The report highlighted that despite improvements in healthcare access and quality (healthcare access and quality scored at 41.2 in 2016, up from 24.7 in 1990), India continues to underperform in comparison to other Low and Lower Middle Income (LMIC) countries.
On quality and access of healthcare, India was ranked 145th out of 180 countries according to the Global Burden of Disease Study 2016. Only few sub-Saharan countries, some pacific islands, Nepal and Pakistan were ranked below India, the report pointed out.
“India still needs to improve significantly on metrics of maternal mortality ratio (MMR) and infant mortality rate (IMR). Countries such as China, Bangladesh, Bhutan, Cambodia, etc. have improved much more on these metrics than India,” the economic survey said.
The survey indicated that in India there is lower utilisation and access to healthcare in the country.
“At 3-4%, the hospitalisation rates in India are among the lowest in the world; the average for middle-income countries is 8-9% and 13-17% for Organisation for Economic Co-operation and Development (OECD) countries,” the report said.
“Given the increasing burden of NCD, lower life expectancy, higher MMR and IMR, the low hospitalisation rates are unlikely to reflect a more healthy population as compared to middle income or OECD countries. Thus, the low hospitalisation rates reflect lower access and utilisation of healthcare in India,” it said.
World Health Organization (WHO) identified an aggregate density of health workers to be 44.5 per 10,000 population and an adequate skill-mix of health workers to achieve composite SDG tracer indicators index by 2030.
Although aggregate human resources for health density in India is close to the lower threshold of 23, the distribution of health workforce across states is lop-sided. Also, the skill mix (doctor/nurse-midwives ratio) is far from adequate, the report said.
According to the report, the State-level variations in the density of health workers and the skill mix reflects that while Kerala and Jammu and Kashmir have a high density of doctors, states like Punjab, Himachal Pradesh and Chhattisgarh have a larger number of nurses and midwives but a very low density of doctors. Andhra Pradesh, Delhi and Tamil Nadu reflect a better balance of doctors and nurses and midwives, the report said.

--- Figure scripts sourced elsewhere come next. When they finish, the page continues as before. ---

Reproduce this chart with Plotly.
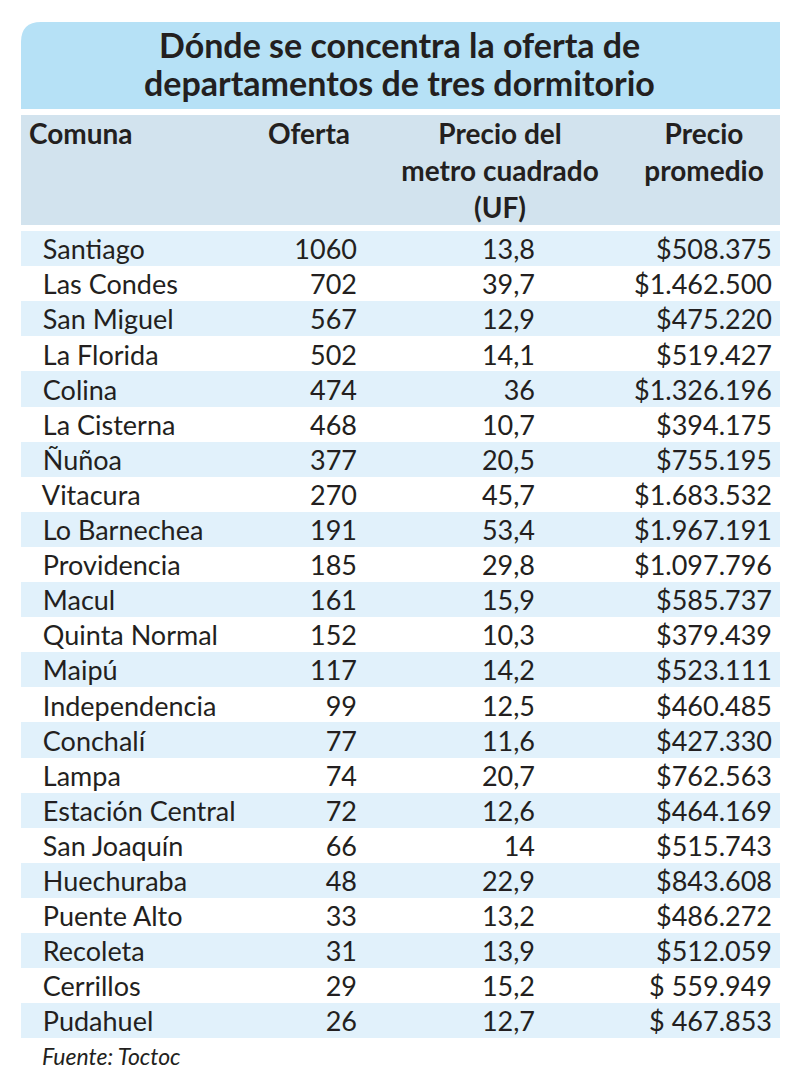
import plotly.graph_objects as go

W, H = 800, 1087

title_lines = ["Dónde se concentra la oferta de", "departamentos de tres dormitorio"]
col_headers = [["Comuna", "", ""],
               ["Oferta", "", ""],
               ["Precio del", "metro cuadrado", "(UF)"],
               ["Precio", "promedio", ""]]
comunas = ["Santiago", "Las Condes", "San Miguel", "La Florida", "Colina", "La Cisterna",
           "Ñuñoa", "Vitacura", "Lo Barnechea", "Providencia", "Macul", "Quinta Normal",
           "Maipú", "Independencia", "Conchalí", "Lampa", "Estación Central", "San Joaquín",
           "Huechuraba", "Puente Alto", "Recoleta", "Cerrillos", "Pudahuel"]
oferta = [1060, 702, 567, 502, 474, 468, 377, 270, 191, 185, 161, 152, 117, 99, 77, 74,
          72, 66, 48, 33, 31, 29, 26]
precio_m2 = ["13,8", "39,7", "12,9", "14,1", "36", "10,7", "20,5", "45,7", "53,4", "29,8",
             "15,9", "10,3", "14,2", "12,5", "11,6", "20,7", "12,6", "14", "22,9", "13,2",
             "13,9", "15,2", "12,7"]
precio_prom = ["$508.375", "$1.462.500", "$475.220", "$519.427", "$1.326.196", "$394.175",
               "$755.195", "$1.683.532", "$1.967.191", "$1.097.796", "$585.737", "$379.439",
               "$523.111", "$460.485", "$427.330", "$762.563", "$464.169", "$515.743",
               "$843.608", "$486.272", "$512.059", "$ 559.949", "$ 467.853"]
source = "Fuente: Toctoc"

FONT = "Lato"
TXT = "#231f20"
TITLE_BG = "#b6e1f6"
HEAD_BG = "#d2e3ee"
STRIPE = "#e1f1fb"
NB = "\u00a0"

def px(x):
    return x / W

def py(y):
    return 1 - y / H

n = len(comunas)
row_fill = [STRIPE if i % 2 == 0 else "white" for i in range(n)]
name_cells = [NB + NB + c.replace(" ", NB) for c in comunas]
prom_cells = [p.replace(" ", NB) for p in precio_prom]

fig = go.Figure()

# header-only table
fig.add_trace(go.Table(
    domain=dict(x=[px(21), px(780)], y=[py(226), py(115)]),
    columnwidth=[225, 126, 256, 152],
    header=dict(values=col_headers, height=37,
                fill_color=HEAD_BG, line=dict(color=HEAD_BG, width=0),
                align=["left", "center", "center", "center"],
                font=dict(family=FONT, size=28, color=TXT, weight="bold")),
    cells=dict(values=[[], [], [], []]),
))

# body table
fig.add_trace(go.Table(
    domain=dict(x=[px(21), px(780)], y=[py(1050), py(230)]),
    columnwidth=[229, 115, 178, 237],
    header=dict(values=["", "", "", ""], height=1, fill_color="white",
                line=dict(color="white", width=0)),
    cells=dict(values=[name_cells, oferta, precio_m2, prom_cells],
               height=35.1,
               fill_color=[row_fill] * 4,
               line=dict(color="rgba(0,0,0,0)", width=0),
               align=["left", "right", "right", "right"],
               font=dict(family=FONT, size=27, color=TXT)),
))

# title band with rounded top-left corner
r = 20
x0, x1, y0, y1 = px(21), px(780), py(22), py(109)
rx, ry = r / W, r / H
path = (f"M {x0},{y1} L {x0},{y0 - ry} Q {x0},{y0} {x0 + rx},{y0} "
        f"L {x1},{y0} L {x1},{y1} Z")
fig.add_shape(type="path", path=path, xref="paper", yref="paper",
              fillcolor=TITLE_BG, line=dict(width=0), layer="below")

for line, yc in zip(title_lines, [44, 82]):
    fig.add_annotation(x=px(399), y=py(yc), xref="paper", yref="paper",
                       text=line, showarrow=False,
                       xanchor="center", yanchor="middle",
                       font=dict(family=FONT, size=34, color=TXT, weight="bold"))

fig.add_annotation(x=px(40), y=py(1056), xref="paper", yref="paper",
                   text=source, showarrow=False, xanchor="left", yanchor="middle",
                   font=dict(family=FONT, size=23, color=TXT, style="italic"))

fig.update_layout(width=W, height=H, margin=dict(l=0, r=0, t=0, b=0),
                  paper_bgcolor="white", plot_bgcolor="white")

fig.write_html("out.html", config={"displayModeBar": False},
               post_script="document.body.style.margin='0';")
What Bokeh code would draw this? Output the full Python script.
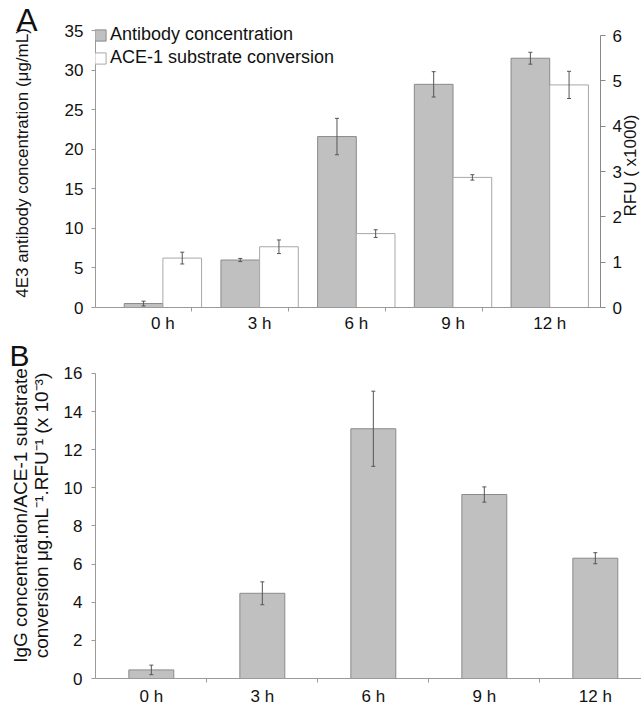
import math
from bokeh.plotting import figure
from bokeh.models import (ColumnDataSource, Range1d, LinearAxis, FixedTicker,
                          Whisker, TeeHead, Legend, LegendItem)
from bokeh.layouts import column
from bokeh.embed import file_html
from bokeh.resources import INLINE

# ---------------- data ----------------
hours = ["0 h", "3 h", "6 h", "9 h", "12 h"]
antibody = [0.5, 6.0, 21.6, 28.2, 31.5]          # µg/mL
antibody_err = [0.3, 0.2, 2.3, 1.6, 0.75]
rfu = [1.09, 1.34, 1.63, 2.87, 4.91]             # RFU x1000
rfu_err = [0.13, 0.15, 0.085, 0.06, 0.30]
ratio = [0.45, 4.47, 13.1, 9.65, 6.31]           # x 10^-3
ratio_err = [0.25, 0.6, 1.97, 0.4, 0.29]

ticks_a_left = [0, 5, 10, 15, 20, 25, 30, 35]
ticks_a_right = [0, 1, 2, 3, 4, 5, 6]
ticks_b = [0, 2, 4, 6, 8, 10, 12, 14, 16]

FONT = "Liberation Sans"
GRAY = "#c0c0c0"
EDGE = "#8a8a8a"
AXIS = "#9a9a9a"
ERR = "#555555"
TXT = "#111111"

idx = list(range(len(hours)))
labels_map = {i: h for i, h in zip(idx, hours)}

# label anchor positions (in axis units) for panel letters / side labels
A_POS = 36.39
B_POS = 17.0
RFU_LABEL_POS = 11.5


def style_axis(ax, size="17px"):
    ax.axis_line_color = AXIS
    ax.major_tick_line_color = AXIS
    ax.minor_tick_line_color = AXIS
    ax.major_label_text_font = FONT
    ax.major_label_text_font_size = size
    ax.major_label_text_color = TXT
    ax.axis_label_text_font = FONT
    ax.axis_label_text_font_style = "normal"
    ax.axis_label_text_color = TXT
    ax.major_tick_in = 0
    ax.minor_tick_in = 0
    ax.minor_tick_out = 0


def text_axis(ax, size):
    style_axis(ax, size)
    ax.axis_line_color = None
    ax.major_tick_line_color = None
    ax.minor_tick_line_color = None
    ax.major_tick_out = 0


def whisker(src, base, up, lo, **kw):
    return Whisker(base=base, upper=up, lower=lo, source=src, level="overlay",
                   line_color=ERR, line_width=1,
                   upper_head=TeeHead(size=4, line_color=ERR, line_width=1),
                   lower_head=TeeHead(size=4, line_color=ERR, line_width=1), **kw)


# ---------------- panel A ----------------
pA = figure(frame_width=505, frame_height=289,
            x_range=Range1d(-0.697, 4.525), y_range=Range1d(0, 36.52),
            output_backend="svg", toolbar_location=None,
            min_border_left=89, min_border_right=47, min_border_top=18, min_border_bottom=31)
pA.extra_y_ranges = {"rfu": Range1d(0, 6.375)}
pA.xgrid.visible = False
pA.ygrid.visible = False
pA.outline_line_color = None

srcA = ColumnDataSource(dict(
    x_ab=[i - 0.2 for i in idx], x_rfu=[i + 0.2 for i in idx],
    ab=antibody, ab_up=[v + e for v, e in zip(antibody, antibody_err)],
    ab_lo=[v - e for v, e in zip(antibody, antibody_err)],
    rfu=rfu, rfu_up=[v + e for v, e in zip(rfu, rfu_err)],
    rfu_lo=[v - e for v, e in zip(rfu, rfu_err)],
))

r_ab = pA.vbar(x="x_ab", top="ab", width=0.4, source=srcA,
               fill_color=GRAY, line_color=EDGE, line_width=1)
r_rfu = pA.vbar(x="x_rfu", top="rfu", width=0.4, source=srcA, y_range_name="rfu",
                fill_color="white", line_color="#a8a8a8", line_width=1)
pA.add_layout(whisker(srcA, "x_ab", "ab_up", "ab_lo"))
pA.add_layout(whisker(srcA, "x_rfu", "rfu_up", "rfu_lo", y_range_name="rfu"))

xa = pA.xaxis[0]
xa.ticker = FixedTicker(ticks=idx, minor_ticks=[i + 0.3 for i in idx[:-1]])
xa.major_label_overrides = labels_map
style_axis(xa)
xa.major_tick_out = 0
xa.minor_tick_out = 4
xa.major_label_standoff = 2

ya = pA.yaxis[0]
ya.ticker = FixedTicker(ticks=ticks_a_left)
ya.bounds = (0, 35)
style_axis(ya)
ya.major_tick_out = 4
ya.major_label_standoff = 8

# outer left axis: carries the panel letter and the axis title
ya2 = LinearAxis(ticker=FixedTicker(ticks=[A_POS]), major_label_overrides={A_POS: "A"})
text_axis(ya2, "32px")
ya2.major_label_standoff = 24
ya2.axis_label = "4E3 antibody concentration (\u03bcg/mL)"
ya2.axis_label_text_font_size = "17px"
ya2.axis_label_standoff = -19
pA.add_layout(ya2, "left")

ra = LinearAxis(y_range_name="rfu", ticker=FixedTicker(ticks=ticks_a_right), bounds=(0, 6))
style_axis(ra)
ra.axis_line_color = "#888888"
ra.major_tick_line_color = "#888888"
ra.major_tick_out = 5
ra.major_label_standoff = 7
pA.add_layout(ra, "right")

ra2 = LinearAxis(ticker=FixedTicker(ticks=[RFU_LABEL_POS]),
                 major_label_overrides={RFU_LABEL_POS: "RFU ( x1000)"})
text_axis(ra2, "17px")
ra2.major_label_orientation = math.pi / 2
ra2.major_label_standoff = 6
pA.add_layout(ra2, "right")

legend = Legend(items=[LegendItem(label="Antibody concentration", renderers=[r_ab]),
                       LegendItem(label="ACE-1 substrate conversion", renderers=[r_rfu])],
                location=(-2, 239), padding=0, margin=0, spacing=2,
                border_line_color=None, background_fill_alpha=0,
                glyph_width=14, glyph_height=14, label_standoff=3,
                label_height=21, label_text_font=FONT, label_text_font_size="18px",
                label_text_color=TXT)
pA.add_layout(legend)

# ---------------- panel B ----------------
pB = figure(frame_width=546, frame_height=326,
            x_range=Range1d(-0.503, 4.416), y_range=Range1d(0, 17.10),
            output_backend="svg", toolbar_location=None,
            min_border_left=95, min_border_right=0, min_border_top=14, min_border_bottom=29)
pB.xgrid.visible = False
pB.ygrid.visible = False
pB.outline_line_color = None

srcB = ColumnDataSource(dict(
    x=idx, r=ratio,
    up=[v + e for v, e in zip(ratio, ratio_err)],
    lo=[v - e for v, e in zip(ratio, ratio_err)],
))
pB.vbar(x="x", top="r", width=0.405, source=srcB, fill_color=GRAY, line_color=EDGE, line_width=1)
pB.add_layout(whisker(srcB, "x", "up", "lo"))

xb = pB.xaxis[0]
xb.ticker = FixedTicker(ticks=idx, minor_ticks=[i + 0.5 for i in idx[:-1]])
xb.major_label_overrides = labels_map
style_axis(xb)
xb.major_tick_out = 0
xb.minor_tick_out = 4
xb.major_label_standoff = 4

yb = pB.yaxis[0]
yb.ticker = FixedTicker(ticks=ticks_b)
yb.bounds = (0, 16)
style_axis(yb)
yb.major_tick_out = 4
yb.major_label_standoff = 9

yb2 = LinearAxis(ticker=FixedTicker(ticks=[B_POS]), major_label_overrides={B_POS: "B"})
text_axis(yb2, "30px")
yb2.major_label_standoff = 31
yb2.axis_label = ("IgG concentration/ACE-1 substrate\n"
                  "conversion \u03bcg.mL\u207b\u00b9.RFU\u207b\u00b9 (x 10\u207b\u00b3)")
yb2.axis_label_text_font_size = "19px"
yb2.axis_label_text_line_height = 1.0
yb2.axis_label_standoff = -46
pB.add_layout(yb2, "left")

layout = column(pA, pB)
open("out.html", "w").write(file_html(layout, INLINE))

The economic survey recommended that every hospital may be equipped so that at least one ward in the hospital can be quickly modified to respond to a national health emergency while caring for the normal diseases in usual times.
Research in building such health infrastructure can guide how to build such flexible wards, the survey further recommended. The ongoing covid-19 pandemic has helped showcase the role of technology-enabled platforms as an alternate distribution channel for remote delivery of healthcare services.
“These technology-enabled platforms offer a promising new avenue to address India’s last-mile healthcare access and delivery challenges. These technology platforms coupled with digitisation and the promise of artificial intelligence at-scale, have led to a drastic uptake in the utilisation of telemedicine for primary care and mental health,” the report said.
“Given India’s unique last mile challenges, such technology-enabled solutions need to be harnessed to the fullest. As we show, telemedicine depends crucially on internet connectivity and health infrastructure. Therefore, both Central and the State governments need to invest in telemedicine on a mission mode to complement the government’s digital health mission and thereby enable greater access to the masses,” the report further said.